Christmas Day is over. Praise Santa. My fun, fabulous Fall culminated in a Birthday trip to New York and a Church Open House 2 days after our return. Everything looks like a Saks Fifth Avenue Window in my imagination when I’m five weeks out. Five hours out I am scrambling like the crazy boob vying for camera space on the Today Show Plaza. Ok that was me too. Because I thrive when given a deadline the inner-dialogue went like this:.”The house will be decorated, our people are chill, it’ll be great. I’ll have Saturday to cook, no sweat.”
Perfect plan had I not gone on a Pinterest jag and selected four recipes I had never tried. There was that one grown up grill cheese recipe I vaguely remember and that Hawaain roll ham & cheese Pyrex pan of pleasure, some crazy marshmallow brownie bliss and the baked potato dip which always slays. Always. It made sense that I could fly in Thursday Night, work Friday, bake Saturday & host Sunday. No margin, no sweat. If there’s a day on the calendar of course I can fill it with whatever I choose to do.
Just as we retain the physical image of our younger selves as we age, (once the vision fades you’re totally golden.) Likewise, we retain the unrealistic idea of what our capacities of time, treasure & talent are. I still assume I can paint an entire exterior of a house in a day like I did in my 30’s. Super funny story: so John left a red brick house and came home for lunch and the brick was grey. I’d do that and still have dinner on the table and be early to the business meetings to catch the deacon’s heads spin around 360 degrees at FBC, Alternate Universe. I was that good.
I am no stranger to the split personality. Instead of an angel on one shoulder competing against the devil on the other it is much more a game of degrees. I should be well-versed in saying no but people be sneaky these days. They come into my office and flatter my crafting skills and boom I’m doing the science fair styrofoam model of the life stages of a ferrel ground squirrel. Oh the line in the sand we passionately draw when hopped up on tryptophan and drunk on Hallmark Movies. Who IS this bizarre personality wrinkle and how are we blindly lead to the slaughter by such? You know the manic one who convinces you to volunteer to help people move.
This WILL happen because what I lack in self-discipline I more than make up for in Southern Veneer. As a bridesmaid for Cindy Greeno’s wedding in Atlanta in 1993, I gave the seamstress measurements 2 inches too small as an “incentive” for me to get in shape for the wedding. Amazingly despite an actual girdle (pre-Spanx era) I still could not breathe.

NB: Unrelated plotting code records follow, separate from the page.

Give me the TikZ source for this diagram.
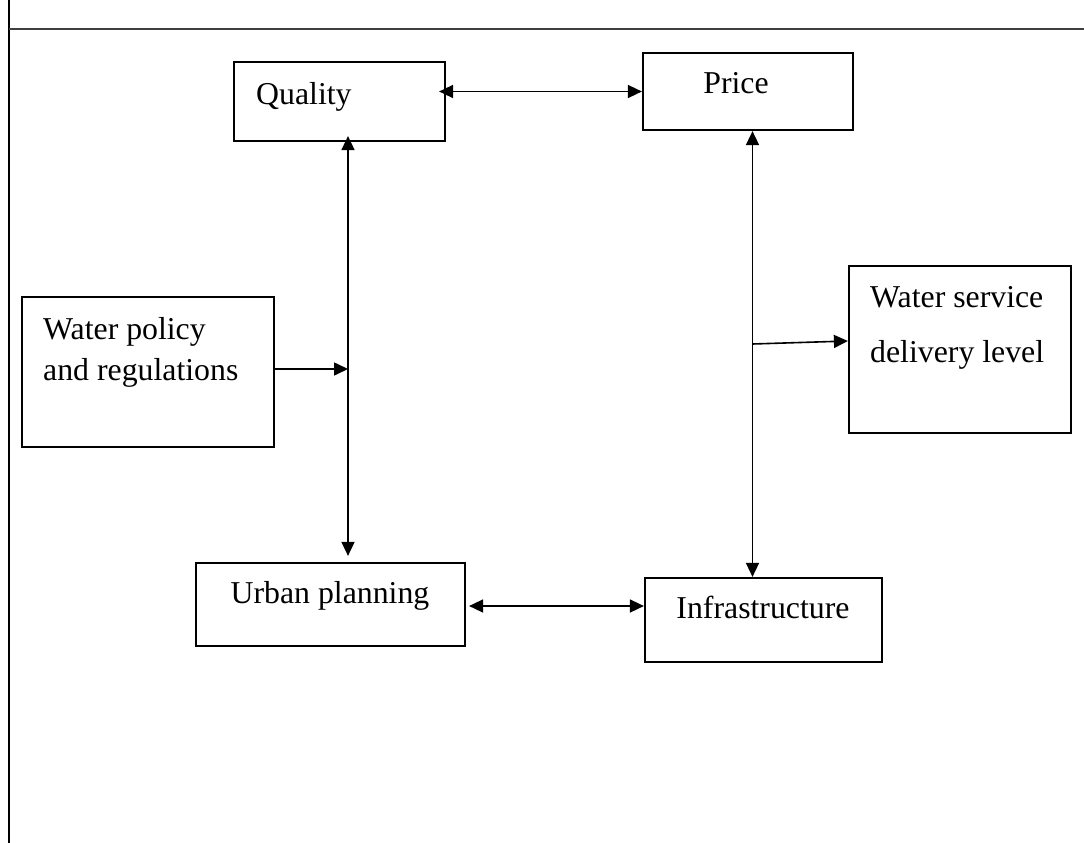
\documentclass[tikz,border=0pt]{standalone}
\usepackage{fontspec}
\setmainfont{Liberation Serif}
\usetikzlibrary{arrows.meta,calc,positioning}
\tikzset{
    block/.style = {draw, rectangle, line width=2.2pt, inner sep=0pt},
    txt/.style = {inner sep=0pt, font=\fontsize{31.8pt}{41pt}\selectfont},
    arrow/.style = {draw, line width=1.6pt},
    rule/.style = {draw, line width=2.4pt}
}

\begin{document}
\begin{tikzpicture}[x=1pt, y=-1pt, >={Triangle[length=14pt,width=13pt]}]
    \useasboundingbox (0,0) rectangle (1084,843);
    % page rules
    \coordinate (ruletop) at (9,0);
    \coordinate (rulebot) at (9,843);
    \coordinate (headleft) at (9,29);
    \coordinate (headright) at (1084,29);
    \draw[rule] (ruletop) -- (rulebot);
    \draw[rule, black!75, line width=1.8pt] (headleft) -- (headright);
    % boxes
    \node[block, minimum width=211pt, minimum height=79pt] (quality) at (339.5,101.5) {};
    \node[block, minimum width=210pt, minimum height=77pt] (price) at (748,91.5) {};
    \node[block, minimum width=252pt, minimum height=150pt] (policy) at (148,372) {};
    \node[block, minimum width=222pt, minimum height=167pt] (service) at (960,349.5) {};
    \node[block, minimum width=269pt, minimum height=83pt] (urban) at (330.5,604.5) {};
    \node[block, minimum width=237pt, minimum height=84pt] (infra) at (763.5,620) {};
    % texts
    \node[txt, anchor=base west] (qualitytxt) at (256,104) {Quality};
    \node[txt, anchor=base] (pricetxt) at (736,93) {Price};
    \node[txt, anchor=north west, align=left] (policytxt) at (43,317) {Water policy\\and regulations};
    \node[txt, anchor=north west, align=left, font=\fontsize{31.8pt}{55pt}\selectfont] (servicetxt) at (870,286) {Water service\\delivery level};
    \node[txt, anchor=base] (urbantxt) at (330,603) {Urban planning};
    \node[txt, anchor=base] (infratxt) at (763,618) {Infrastructure};
    % connectors
    \coordinate (lspine) at (348,0);
    \coordinate (rspine) at (752.5,0);
    \coordinate (pjoin) at (348,369);
    \coordinate (sjoin) at (752.5,344);
    \draw[arrow, <->] ($(quality.east |- price.west)+(-7,0)$) -- (price.west);
    \draw[arrow, <->] ($(quality.south -| lspine)+(0,-6)$) -- ($(urban.north -| lspine)+(0,-6)$);
    \draw[arrow, ->] ($(policy.east |- pjoin)+(-2,0)$) -- (pjoin);
    \draw[arrow, <->] (price.south -| rspine) -- (infra.north -| rspine);
    \draw[arrow, ->] (sjoin) -- ($(service.west)+(0,-8.5)$);
    \draw[arrow, <->] ($(urban.east)+(3,1.5)$) -- ($(urban.east -| infra.west)+(0,1.5)$);
\end{tikzpicture}
\end{document}
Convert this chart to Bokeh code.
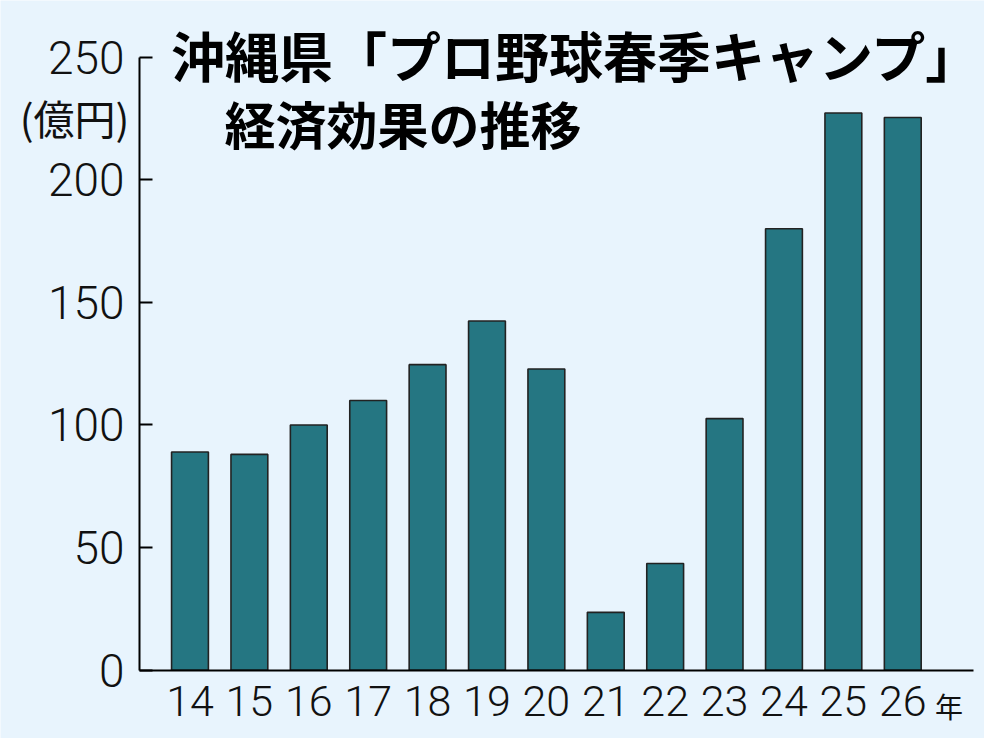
from bokeh.plotting import figure
from bokeh.models import Range1d, FixedTicker, Label
from bokeh.embed import file_html
from bokeh.resources import INLINE

years = [14, 15, 16, 17, 18, 19, 20, 21, 22, 23, 24, 25, 26]
year_labels = ["14", "15", "16", "17", "18", "19", "20", "21", "22", "23", "24", "25", "26"]
values = [89, 88, 100, 110, 124.6, 142.4, 122.8, 23.6, 43.5, 102.6, 180, 227.2, 225.4]
y_ticks = [0, 50, 100, 150, 200, 250]
title1 = "沖縄県「プロ野球春季キャンプ」"
title2 = "経済効果の推移"
unit_label = "(億円)"
year_suffix = "年"

BG = "#e8f4fd"
BAR = "#257682"
NUM_FONT = "Roboto Light"
CJK = "Noto Sans CJK JP"

X_AXIS_START, X_AXIS_END = 13.15, 27.19
Y_MIN, Y_MAX = 0, 250

p = figure(width=984, height=738, output_backend="svg", toolbar_location=None,
           x_range=Range1d(10.81, 27.376), y_range=Range1d(-27.85, 273.1),
           min_border=0)
p.background_fill_color = BG
p.border_fill_color = BG
p.outline_line_color = None
p.grid.grid_line_color = None

p.vbar(x=years, top=values, width=0.62, bottom=0, fill_color=BAR,
       line_color="#222222", line_width=1.6)

ya = p.yaxis[0]
ya.fixed_location = X_AXIS_START
ya.bounds = (Y_MIN, Y_MAX)
ya.ticker = FixedTicker(ticks=y_ticks)
ya.major_tick_in = 13
ya.major_tick_out = 0
ya.minor_tick_line_color = None
ya.axis_line_width = 2
ya.major_tick_line_width = 2
ya.axis_line_color = "black"
ya.major_tick_line_color = "black"
ya.major_label_text_font = NUM_FONT
ya.major_label_text_font_size = "46px"
ya.major_label_text_color = "#111111"
ya.major_label_standoff = 15

xa = p.xaxis[0]
xa.fixed_location = Y_MIN
xa.bounds = (X_AXIS_START, X_AXIS_END)
xa.ticker = FixedTicker(ticks=years)
xa.major_label_overrides = {y: s for y, s in zip(years, year_labels)}
xa.major_tick_line_color = None
xa.minor_tick_line_color = None
xa.axis_line_width = 2
xa.axis_line_color = "black"
xa.major_label_text_font = NUM_FONT
xa.major_label_text_font_size = "43px"
xa.major_label_text_color = "#111111"
xa.major_label_standoff = 10

p.add_layout(Label(x=13.68, y=250.9, text=title1, text_font=CJK, text_font_style="bold",
                   text_font_size="54px", text_align="left", text_baseline="middle",
                   text_color="black"))
p.add_layout(Label(x=14.58, y=223.3, text=title2, text_font=CJK, text_font_style="bold",
                   text_font_size="51px", text_align="left", text_baseline="middle",
                   text_color="black"))
p.add_layout(Label(x=12.98, y=225.4, text=unit_label, text_font=CJK,
                   text_font_size="41px", text_align="right", text_baseline="middle",
                   text_color="#111111"))
p.add_layout(Label(x=26.78, y=-14.6, text=year_suffix, text_font=CJK,
                   text_font_size="28px", text_align="center", text_baseline="middle",
                   text_color="#111111"))

open("out.html", "w").write(file_html(p, INLINE))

Thank God for the Herculean bouquet as it was the only thing to come between the general public and the thoroughly butt-sprung burnished lamé straight skirt.
I still think I’m 13 and can stay up til 4 working on Colleen’s Birthday Scrapbook while plugged into my Walkman until the double A batteries lag and turn Steve Perry into a baritone. I did it for love then and I do it all for love now. Of course our people came and were happy to be there and even ate my food (and some even left a bottle of wine for us to enjoy.) I am grateful to have more ideas than I could possibly complete, more marrow to suck from life and more adventures to come. To thine own self be true even if you must play mind games now and then.